Illustrations: Maren Sell Editeur / Folio Gallimard
Descendre en soi, c’est aller vers l’étranger. L’autre qui demeure au fond de soi. Tout y conduit. Et cependant il ne faut pas tout détruire à son profit. Mais rester soi-même en apprivoisant doucement cet aspect inconnu.
Et surtout, toujours se souvenir que rien n’est obligatoire. Et l’idéal est une fiction qui peut devenir l’ennemi du bien. Nos choix ne peuvent parfois déboucher que sur le moins mauvais à défaut du meilleur, souvent inaccessible
D’une manière similaire, on prétend toujours que la méditation conduirait à la lumière, mais je crois aussi certain qu’elle peut guider vers le cauchemar…

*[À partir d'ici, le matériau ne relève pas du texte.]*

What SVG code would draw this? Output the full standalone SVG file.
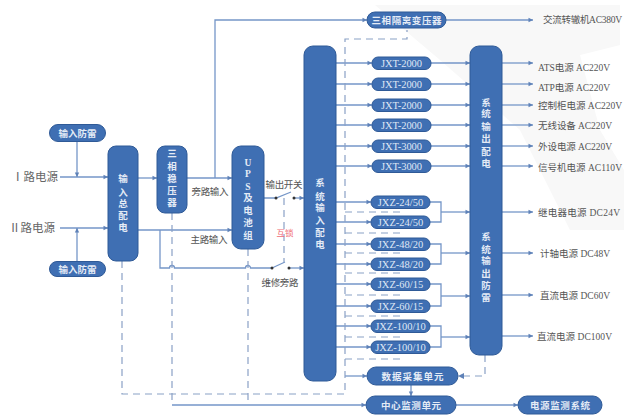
<svg xmlns="http://www.w3.org/2000/svg" width="624" height="417" viewBox="0 0 624 417">
<defs>
<marker id="a" markerUnits="userSpaceOnUse" markerWidth="6" markerHeight="6" refX="5" refY="3" orient="auto"><path d="M0.500,0.800L5,3L0.500,5.200Z" fill="#5f82b8"/></marker>
<style>
.f{font-family:"Noto Sans CJK SC","Liberation Serif",serif}
.n{fill:#3f6fb3;stroke:#2f5a97;stroke-width:1}
.s{fill:none;stroke:#7596c8;stroke-width:1.3}
.m{marker-end:url(#a)}
.d{fill:none;stroke:#8aa1c6;stroke-width:1.2;stroke-dasharray:7 5}
.w{fill:#dfe7f5;font-size:10.5px;text-anchor:middle;font-family:"Liberation Serif","Noto Sans CJK SC",serif}
.b{fill:#e4ebf6;font-size:9.500px;text-anchor:middle;font-family:"Noto Sans CJK SC","Liberation Serif",serif;font-weight:700}
.v{fill:#e4ebf6;font-size:9.500px;text-anchor:middle;font-family:"Liberation Serif","Noto Sans CJK SC",serif;font-weight:700}
.l{fill:#555;font-size:9.5px;font-family:"Liberation Serif","Noto Sans CJK SC",serif}
.g{fill:#666;font-size:11.500px;font-family:"Noto Sans CJK SC",serif}
.c{fill:#555;font-size:9.5px;text-anchor:middle;font-family:"Noto Sans CJK SC",serif}
</style>
</defs>
<rect width="624" height="417" fill="#fff"/>
<path d="M375,5L620,5L620,45L580,55L600,130L624,170L624,230L570,230L520,130L440,60Z" fill="#f8f8f8"/>
<g id="connectors">
<path class="s m" d="M60,177H108"/>
<path class="s m" d="M77,141V177"/>
<path class="s m" d="M60,228H108"/>
<path class="s m" d="M77,261V228"/>
<path class="s m" d="M138,178H157"/>
<path class="s m" d="M187,178H232"/>
<path class="s m" d="M215,178V20H367"/>
<path class="s m" d="M138,230H232"/>
<path class="s" d="M160,230V268H169.500a2.500,2.500 0 0 1 5,0H245.500a2.500,2.500 0 0 1 5,0H272"/>
<path class="s" d="M272,268L285,262"/>
<path class="s m" d="M289,268H304"/>
<path class="s" d="M264,198H276L291,192"/>
<path class="s m" d="M294,198H304"/>
<circle cx="276" cy="198" r="1.500" fill="#333"/><circle cx="294" cy="198" r="1.500" fill="#333"/>
<circle cx="272" cy="268" r="1.500" fill="#333"/><circle cx="289" cy="268" r="1.500" fill="#333"/>
<path class="s m" d="M446,20H533"/>
<path class="s m" d="M336,63H372"/><path class="s m" d="M431,63H470"/><path class="s m" d="M502,63H533"/>
<path class="s m" d="M336,84H372"/><path class="s m" d="M431,84H470"/><path class="s m" d="M502,84H533"/>
<path class="s m" d="M336,105H372"/><path class="s m" d="M431,105H470"/><path class="s m" d="M502,105H533"/>
<path class="s m" d="M336,125H372"/><path class="s m" d="M431,125H470"/><path class="s m" d="M502,125H533"/>
<path class="s m" d="M336,146H372"/><path class="s m" d="M431,146H470"/><path class="s m" d="M502,146H533"/>
<path class="s m" d="M336,166H372"/><path class="s m" d="M431,166H470"/><path class="s m" d="M502,166H533"/>
<path class="s m" d="M336,202H371"/><path class="s m" d="M336,222H371"/>
<path class="s m" d="M336,244H371"/><path class="s m" d="M336,264H371"/>
<path class="s m" d="M336,284H371"/><path class="s m" d="M336,306H371"/>
<path class="s m" d="M336,326H371"/><path class="s m" d="M336,347H371"/>
<path class="s" d="M430,202H441V222H430"/><path class="s m" d="M441,212H470"/><path class="s m" d="M502,212H533"/>
<path class="s" d="M430,244H441V264H430"/><path class="s m" d="M441,253H470"/><path class="s m" d="M502,253H533"/>
<path class="s" d="M430,284H441V306H430"/><path class="s m" d="M441,296H470"/><path class="s m" d="M502,295H533"/>
<path class="s" d="M430,326H441V347H430"/><path class="s m" d="M441,337H470"/><path class="s m" d="M502,336H533"/>
<path class="s m" d="M345,376H367"/>
<path class="s m" d="M411,385V396"/>
<path class="s m" d="M172,405H366"/>
<path class="s m" d="M456,405H518"/>
<path class="d" d="M122,261V394H345V39H407V30"/>
<path class="d" d="M172,213V405"/>
<path class="d" d="M248,249V405"/>
<path class="d" d="M284,198V262"/>
<path class="d" d="M345,212H400V207"/><path class="d" d="M345,233H400V228"/>
<path class="d" d="M345,253H400V250"/><path class="d" d="M345,273H400V270"/>
<path class="d" d="M345,295H400V290"/><path class="d" d="M345,316H400V312"/>
<path class="d" d="M345,337H400V332"/><path class="d" d="M345,359H400V353"/>
<path class="d" d="M485,355V376H460"/>
<path d="M464,373L458,376L464,379Z" fill="#5f82b8"/>
</g>
<g id="n1"><rect class="n" x="49.500" y="124.500" width="56" height="17" rx="8.500"/><text class="b" x="77.500" y="136.500" textLength="38">输入防雷</text></g>
<g id="n2"><rect class="n" x="49.500" y="261.500" width="56" height="15" rx="7.500"/><text class="b" x="77.500" y="272.500" textLength="38">输入防雷</text></g>
<g id="n3"><rect class="n" x="108" y="146" width="30" height="115" rx="8"/><text class="v"><tspan x="123" y="182">输</tspan><tspan x="123" y="196">入</tspan><tspan x="123" y="207">总</tspan><tspan x="123" y="219">配</tspan><tspan x="123" y="231">电</tspan></text></g>
<g id="n4"><rect class="n" x="157" y="146" width="30" height="67" rx="8"/><text class="v"><tspan x="172" y="157">三</tspan><tspan x="172" y="170">相</tspan><tspan x="172" y="182">稳</tspan><tspan x="172" y="194">压</tspan><tspan x="172" y="206">器</tspan></text></g>
<g id="n5"><rect class="n" x="232" y="146" width="32" height="103" rx="9"/><text class="v"><tspan x="248" y="166">U</tspan><tspan x="248" y="177">P</tspan><tspan x="248" y="190">S</tspan><tspan x="248" y="201">及</tspan><tspan x="248" y="214">电</tspan><tspan x="248" y="226">池</tspan><tspan x="248" y="239">组</tspan></text></g>
<g id="n6"><rect class="n" x="304" y="46" width="32" height="335" rx="9"/><text class="v"><tspan x="320" y="186">系</tspan><tspan x="320" y="200">统</tspan><tspan x="320" y="211">输</tspan><tspan x="320" y="224">入</tspan><tspan x="320" y="236">配</tspan><tspan x="320" y="248">电</tspan></text></g>
<g id="n7"><rect class="n" x="470" y="46" width="32" height="309" rx="9"/><text class="v"><tspan x="486" y="106">系</tspan><tspan x="486" y="117">统</tspan><tspan x="486" y="130">输</tspan><tspan x="486" y="142">出</tspan><tspan x="486" y="155">配</tspan><tspan x="486" y="167">电</tspan><tspan x="486" y="240">系</tspan><tspan x="486" y="253">统</tspan><tspan x="486" y="264">输</tspan><tspan x="486" y="277">出</tspan><tspan x="486" y="289">防</tspan><tspan x="486" y="301">雷</tspan></text></g>
<g id="n8"><rect class="n" x="367" y="12" width="79" height="16" rx="8"/><text class="b" x="406.500" y="24" textLength="70">三相隔离变压器</text></g>
<g id="j1"><rect class="n" x="372" y="57" width="59" height="12.500" rx="6"/><text class="w" x="401.500" y="67" textLength="41">JXT-2000</text></g>
<g id="j2"><rect class="n" x="372" y="78" width="59" height="12.500" rx="6"/><text class="w" x="401.500" y="88" textLength="41">JXT-2000</text></g>
<g id="j3"><rect class="n" x="372" y="99" width="59" height="12.500" rx="6"/><text class="w" x="401.500" y="109" textLength="41">JXT-2000</text></g>
<g id="j4"><rect class="n" x="372" y="119" width="59" height="12.500" rx="6"/><text class="w" x="401.500" y="129" textLength="41">JXT-2000</text></g>
<g id="j5"><rect class="n" x="372" y="140" width="59" height="12.500" rx="6"/><text class="w" x="401.500" y="150" textLength="41">JXT-3000</text></g>
<g id="j6"><rect class="n" x="372" y="160" width="59" height="12.500" rx="6"/><text class="w" x="401.500" y="170" textLength="41">JXT-3000</text></g>
<g id="z1"><rect class="n" x="371" y="196" width="59" height="12.500" rx="6"/><text class="w" x="400.500" y="206">JXZ-24/50</text></g>
<g id="z2"><rect class="n" x="371" y="216" width="59" height="12.500" rx="6"/><text class="w" x="400.500" y="226">JXZ-24/50</text></g>
<g id="z3"><rect class="n" x="371" y="238" width="59" height="12.500" rx="6"/><text class="w" x="400.500" y="248">JXZ-48/20</text></g>
<g id="z4"><rect class="n" x="371" y="258" width="59" height="12.500" rx="6"/><text class="w" x="400.500" y="268">JXZ-48/20</text></g>
<g id="z5"><rect class="n" x="371" y="278" width="59" height="12.500" rx="6"/><text class="w" x="400.500" y="288">JXZ-60/15</text></g>
<g id="z6"><rect class="n" x="371" y="300" width="59" height="12.500" rx="6"/><text class="w" x="400.500" y="310">JXZ-60/15</text></g>
<g id="z7"><rect class="n" x="371" y="320" width="59" height="12.500" rx="6"/><text class="w" x="400.500" y="330">JXZ-100/10</text></g>
<g id="z8"><rect class="n" x="371" y="341" width="59" height="12.500" rx="6"/><text class="w" x="400.500" y="351">JXZ-100/10</text></g>
<g id="n9"><rect class="n" x="367" y="367" width="91" height="18" rx="9"/><text class="b" x="412.500" y="380" textLength="62">数据采集单元</text></g>
<g id="n10"><rect class="n" x="366" y="396" width="90" height="18" rx="9"/><text class="b" x="411" y="409" textLength="60">中心监测单元</text></g>
<g id="n11"><rect class="n" x="518" y="396" width="84" height="18" rx="9"/><text class="b" x="560" y="409" textLength="60">电源监测系统</text></g>
<g id="labels">
<text class="g" x="12" y="181">Ⅰ路电源</text>
<text class="g" x="9" y="232">Ⅱ路电源</text>
<text class="c" x="210" y="195" textLength="37">旁路输入</text>
<text class="c" x="209" y="243" textLength="37">主路输入</text>
<text class="c" x="284" y="188" textLength="37">输出开关</text>
<text class="c" x="280" y="286" textLength="37">维修旁路</text>
<text x="285" y="236" fill="#ef6a74" font-size="8.500" text-anchor="middle" class="f" textLength="17">互锁</text>
<text class="l" x="543" y="23" textLength="79">交流转辙机AC380V</text>
<text class="l" x="538" y="71" textLength="72">ATS电源  AC220V</text>
<text class="l" x="538" y="91" textLength="72">ATP电源  AC220V</text>
<text class="l" x="538" y="109" textLength="84">控制柜电源  AC220V</text>
<text class="l" x="538" y="129" textLength="74">无线设备  AC220V</text>
<text class="l" x="538" y="150" textLength="74">外设电源  AC220V</text>
<text class="l" x="538" y="171" textLength="84">信号机电源  AC110V</text>
<text class="l" x="538" y="216" textLength="82">继电器电源  DC24V</text>
<text class="l" x="540" y="257" textLength="70">计轴电源  DC48V</text>
<text class="l" x="540" y="299" textLength="70">直流电源  DC60V</text>
<text class="l" x="537" y="340" textLength="75">直流电源  DC100V</text>
</g>
</svg>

Que certains, se plongeant en eux, risquent de se pencher en définitive sur un grand trou…
D’ailleurs, je ne crois pas en l’ascèse ni en la discipline, je crois au dépassement, au débordement, au plaisir de la maîtrise. Et je suis pratiquant dans ces trois domaines.
PS : Je vous lis souvent. J’aime bien votre souci de continuité. Merci.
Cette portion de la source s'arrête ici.